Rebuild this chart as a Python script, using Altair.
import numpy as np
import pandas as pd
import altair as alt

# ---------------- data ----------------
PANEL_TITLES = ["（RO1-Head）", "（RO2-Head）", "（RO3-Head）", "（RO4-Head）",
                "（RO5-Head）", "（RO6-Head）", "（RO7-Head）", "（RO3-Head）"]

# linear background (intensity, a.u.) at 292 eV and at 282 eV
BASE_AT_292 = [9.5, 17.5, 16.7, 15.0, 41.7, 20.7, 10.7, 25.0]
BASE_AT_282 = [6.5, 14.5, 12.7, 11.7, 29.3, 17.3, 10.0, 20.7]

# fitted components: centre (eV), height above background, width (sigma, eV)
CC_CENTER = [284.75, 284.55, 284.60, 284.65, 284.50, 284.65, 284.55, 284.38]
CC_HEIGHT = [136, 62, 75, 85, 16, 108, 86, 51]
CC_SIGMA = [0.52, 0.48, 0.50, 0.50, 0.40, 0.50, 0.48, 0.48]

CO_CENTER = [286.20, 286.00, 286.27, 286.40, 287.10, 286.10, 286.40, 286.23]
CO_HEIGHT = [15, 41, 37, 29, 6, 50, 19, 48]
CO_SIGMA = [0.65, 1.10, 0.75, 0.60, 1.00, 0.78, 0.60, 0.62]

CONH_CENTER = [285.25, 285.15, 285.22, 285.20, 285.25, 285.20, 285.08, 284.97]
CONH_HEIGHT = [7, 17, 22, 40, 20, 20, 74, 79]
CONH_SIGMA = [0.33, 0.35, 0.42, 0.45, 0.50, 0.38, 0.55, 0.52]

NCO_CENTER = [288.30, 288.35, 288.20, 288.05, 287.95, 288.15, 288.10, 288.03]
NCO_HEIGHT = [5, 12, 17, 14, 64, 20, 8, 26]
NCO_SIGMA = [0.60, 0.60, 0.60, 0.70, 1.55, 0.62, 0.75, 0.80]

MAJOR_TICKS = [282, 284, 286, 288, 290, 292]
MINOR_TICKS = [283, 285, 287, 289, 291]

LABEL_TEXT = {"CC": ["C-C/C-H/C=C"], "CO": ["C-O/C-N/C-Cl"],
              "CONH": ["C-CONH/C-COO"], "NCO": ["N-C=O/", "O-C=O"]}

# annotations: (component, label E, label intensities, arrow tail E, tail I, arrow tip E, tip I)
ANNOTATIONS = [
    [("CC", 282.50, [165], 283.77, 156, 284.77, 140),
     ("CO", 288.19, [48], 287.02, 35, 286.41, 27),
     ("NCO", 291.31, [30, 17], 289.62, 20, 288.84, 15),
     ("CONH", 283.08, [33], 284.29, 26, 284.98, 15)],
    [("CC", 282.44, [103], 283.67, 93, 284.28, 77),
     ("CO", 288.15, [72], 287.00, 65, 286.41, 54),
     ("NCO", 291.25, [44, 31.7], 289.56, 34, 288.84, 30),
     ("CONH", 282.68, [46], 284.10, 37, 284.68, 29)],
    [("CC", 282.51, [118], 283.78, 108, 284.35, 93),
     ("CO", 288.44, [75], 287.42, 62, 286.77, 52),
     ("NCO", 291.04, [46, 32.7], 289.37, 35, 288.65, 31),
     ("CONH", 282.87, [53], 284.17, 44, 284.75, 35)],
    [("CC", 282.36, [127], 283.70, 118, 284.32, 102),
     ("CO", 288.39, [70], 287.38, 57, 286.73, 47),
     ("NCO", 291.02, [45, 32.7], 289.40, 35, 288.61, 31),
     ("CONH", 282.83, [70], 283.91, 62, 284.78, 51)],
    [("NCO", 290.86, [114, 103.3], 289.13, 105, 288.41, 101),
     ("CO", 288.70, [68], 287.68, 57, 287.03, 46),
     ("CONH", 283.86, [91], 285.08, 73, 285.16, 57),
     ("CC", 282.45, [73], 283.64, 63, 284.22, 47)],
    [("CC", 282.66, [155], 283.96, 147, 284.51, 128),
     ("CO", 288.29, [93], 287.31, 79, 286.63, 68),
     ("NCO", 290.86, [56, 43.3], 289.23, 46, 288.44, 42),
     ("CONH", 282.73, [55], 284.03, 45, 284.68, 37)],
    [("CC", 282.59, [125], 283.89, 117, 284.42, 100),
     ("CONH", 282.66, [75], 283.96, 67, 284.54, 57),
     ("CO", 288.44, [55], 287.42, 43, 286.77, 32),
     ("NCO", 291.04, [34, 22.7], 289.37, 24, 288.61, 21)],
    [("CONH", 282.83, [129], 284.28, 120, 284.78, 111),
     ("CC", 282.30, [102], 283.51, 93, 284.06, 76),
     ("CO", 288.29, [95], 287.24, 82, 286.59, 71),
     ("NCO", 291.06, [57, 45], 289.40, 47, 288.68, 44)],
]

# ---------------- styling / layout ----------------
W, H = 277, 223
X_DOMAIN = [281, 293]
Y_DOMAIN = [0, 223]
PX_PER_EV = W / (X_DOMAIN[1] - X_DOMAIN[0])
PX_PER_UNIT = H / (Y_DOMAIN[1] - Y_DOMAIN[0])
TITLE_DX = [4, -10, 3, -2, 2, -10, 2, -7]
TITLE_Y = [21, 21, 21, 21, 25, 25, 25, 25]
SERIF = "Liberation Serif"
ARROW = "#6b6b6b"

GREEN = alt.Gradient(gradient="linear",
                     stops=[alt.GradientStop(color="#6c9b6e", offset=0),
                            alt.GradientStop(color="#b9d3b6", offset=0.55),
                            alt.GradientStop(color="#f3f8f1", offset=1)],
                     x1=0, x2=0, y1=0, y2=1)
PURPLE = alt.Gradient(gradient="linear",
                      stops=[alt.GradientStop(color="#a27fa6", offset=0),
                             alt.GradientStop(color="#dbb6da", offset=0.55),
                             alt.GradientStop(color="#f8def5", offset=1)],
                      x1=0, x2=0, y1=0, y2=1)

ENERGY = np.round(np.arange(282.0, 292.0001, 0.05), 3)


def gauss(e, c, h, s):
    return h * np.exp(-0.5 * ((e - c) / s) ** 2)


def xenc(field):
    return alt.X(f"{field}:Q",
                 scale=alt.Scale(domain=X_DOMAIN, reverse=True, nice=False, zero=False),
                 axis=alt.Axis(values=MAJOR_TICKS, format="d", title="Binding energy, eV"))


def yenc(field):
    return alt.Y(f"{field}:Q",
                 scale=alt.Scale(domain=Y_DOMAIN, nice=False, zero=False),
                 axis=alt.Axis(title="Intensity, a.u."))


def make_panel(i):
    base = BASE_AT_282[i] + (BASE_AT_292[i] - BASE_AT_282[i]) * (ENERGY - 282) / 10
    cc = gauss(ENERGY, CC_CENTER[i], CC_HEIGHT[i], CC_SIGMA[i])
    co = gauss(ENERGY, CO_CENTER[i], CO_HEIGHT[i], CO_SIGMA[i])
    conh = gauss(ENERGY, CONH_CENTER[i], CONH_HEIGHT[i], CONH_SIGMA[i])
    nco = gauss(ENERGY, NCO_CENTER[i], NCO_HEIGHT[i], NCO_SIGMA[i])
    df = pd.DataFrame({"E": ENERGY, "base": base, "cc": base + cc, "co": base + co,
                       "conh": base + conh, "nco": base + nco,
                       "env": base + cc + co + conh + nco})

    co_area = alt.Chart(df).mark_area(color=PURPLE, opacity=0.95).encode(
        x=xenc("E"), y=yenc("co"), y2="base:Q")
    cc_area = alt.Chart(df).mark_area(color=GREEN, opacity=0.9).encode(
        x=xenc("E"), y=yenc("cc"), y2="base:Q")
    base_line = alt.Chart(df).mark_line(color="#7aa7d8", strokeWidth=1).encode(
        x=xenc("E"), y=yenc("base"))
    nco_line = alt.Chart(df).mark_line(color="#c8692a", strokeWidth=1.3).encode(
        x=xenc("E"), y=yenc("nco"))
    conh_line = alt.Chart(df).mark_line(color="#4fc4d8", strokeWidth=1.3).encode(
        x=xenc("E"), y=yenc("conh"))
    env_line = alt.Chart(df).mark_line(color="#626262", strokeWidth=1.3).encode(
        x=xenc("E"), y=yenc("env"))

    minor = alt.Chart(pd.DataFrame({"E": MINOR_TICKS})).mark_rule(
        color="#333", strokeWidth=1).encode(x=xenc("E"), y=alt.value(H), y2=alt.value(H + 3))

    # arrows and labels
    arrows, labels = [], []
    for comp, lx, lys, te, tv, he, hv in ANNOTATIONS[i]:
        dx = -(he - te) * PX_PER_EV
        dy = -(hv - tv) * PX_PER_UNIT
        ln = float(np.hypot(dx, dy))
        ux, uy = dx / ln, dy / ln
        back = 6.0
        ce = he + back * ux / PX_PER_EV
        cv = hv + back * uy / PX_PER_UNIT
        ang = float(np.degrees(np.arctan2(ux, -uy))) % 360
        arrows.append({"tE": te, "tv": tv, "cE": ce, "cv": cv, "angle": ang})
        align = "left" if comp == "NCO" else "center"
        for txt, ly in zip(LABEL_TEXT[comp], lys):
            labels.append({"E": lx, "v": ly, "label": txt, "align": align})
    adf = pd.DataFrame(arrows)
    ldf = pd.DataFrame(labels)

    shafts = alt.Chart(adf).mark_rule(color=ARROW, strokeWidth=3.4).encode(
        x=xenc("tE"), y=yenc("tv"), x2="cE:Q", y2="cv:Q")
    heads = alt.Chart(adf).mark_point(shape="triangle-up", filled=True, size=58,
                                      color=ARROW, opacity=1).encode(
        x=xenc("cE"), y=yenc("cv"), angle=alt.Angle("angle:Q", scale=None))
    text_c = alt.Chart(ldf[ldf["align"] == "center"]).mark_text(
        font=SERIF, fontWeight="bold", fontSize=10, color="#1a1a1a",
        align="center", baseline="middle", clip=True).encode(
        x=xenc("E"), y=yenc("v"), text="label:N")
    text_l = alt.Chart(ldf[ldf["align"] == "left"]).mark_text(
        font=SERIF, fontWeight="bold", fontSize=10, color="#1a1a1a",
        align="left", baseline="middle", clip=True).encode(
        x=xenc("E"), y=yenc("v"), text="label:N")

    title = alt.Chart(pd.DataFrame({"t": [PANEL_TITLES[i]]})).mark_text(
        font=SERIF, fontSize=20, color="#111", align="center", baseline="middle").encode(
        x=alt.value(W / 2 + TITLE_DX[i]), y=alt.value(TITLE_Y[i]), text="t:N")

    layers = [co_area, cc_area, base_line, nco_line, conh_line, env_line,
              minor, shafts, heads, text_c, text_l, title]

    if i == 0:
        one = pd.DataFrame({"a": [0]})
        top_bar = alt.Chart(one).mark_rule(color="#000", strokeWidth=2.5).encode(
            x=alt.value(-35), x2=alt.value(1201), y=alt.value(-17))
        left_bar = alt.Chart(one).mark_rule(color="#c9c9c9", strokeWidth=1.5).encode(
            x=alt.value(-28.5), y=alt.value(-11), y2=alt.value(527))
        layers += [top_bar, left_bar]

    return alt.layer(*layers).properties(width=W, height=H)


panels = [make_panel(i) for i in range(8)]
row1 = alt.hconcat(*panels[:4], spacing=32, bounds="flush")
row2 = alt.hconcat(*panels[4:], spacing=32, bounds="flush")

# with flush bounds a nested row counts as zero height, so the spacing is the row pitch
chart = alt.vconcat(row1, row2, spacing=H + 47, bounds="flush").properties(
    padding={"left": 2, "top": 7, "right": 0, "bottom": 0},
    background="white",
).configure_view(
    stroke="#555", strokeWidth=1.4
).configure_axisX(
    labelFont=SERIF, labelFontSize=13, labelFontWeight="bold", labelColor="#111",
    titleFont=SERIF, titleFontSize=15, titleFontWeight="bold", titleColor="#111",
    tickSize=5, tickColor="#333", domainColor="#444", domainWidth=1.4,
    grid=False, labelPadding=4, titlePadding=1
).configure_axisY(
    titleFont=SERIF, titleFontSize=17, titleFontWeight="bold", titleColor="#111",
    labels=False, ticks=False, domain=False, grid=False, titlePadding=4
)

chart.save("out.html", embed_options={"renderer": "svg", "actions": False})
• • • • •
GIVEN REQUEST: Everything from the first line above through the line that contains "CC_SIGMA = [0.52, 0.48, 0.50, 0.50, 0.40, 0.50, 0.48, 0.48]" should be duplicated exactly, please, and nothing beyond it.

SOLUTION BELOW:
Rebuild this chart as a Python script, using Altair.
import numpy as np
import pandas as pd
import altair as alt

# ---------------- data ----------------
PANEL_TITLES = ["（RO1-Head）", "（RO2-Head）", "（RO3-Head）", "（RO4-Head）",
                "（RO5-Head）", "（RO6-Head）", "（RO7-Head）", "（RO3-Head）"]

# linear background (intensity, a.u.) at 292 eV and at 282 eV
BASE_AT_292 = [9.5, 17.5, 16.7, 15.0, 41.7, 20.7, 10.7, 25.0]
BASE_AT_282 = [6.5, 14.5, 12.7, 11.7, 29.3, 17.3, 10.0, 20.7]

# fitted components: centre (eV), height above background, width (sigma, eV)
CC_CENTER = [284.75, 284.55, 284.60, 284.65, 284.50, 284.65, 284.55, 284.38]
CC_HEIGHT = [136, 62, 75, 85, 16, 108, 86, 51]
CC_SIGMA = [0.52, 0.48, 0.50, 0.50, 0.40, 0.50, 0.48, 0.48]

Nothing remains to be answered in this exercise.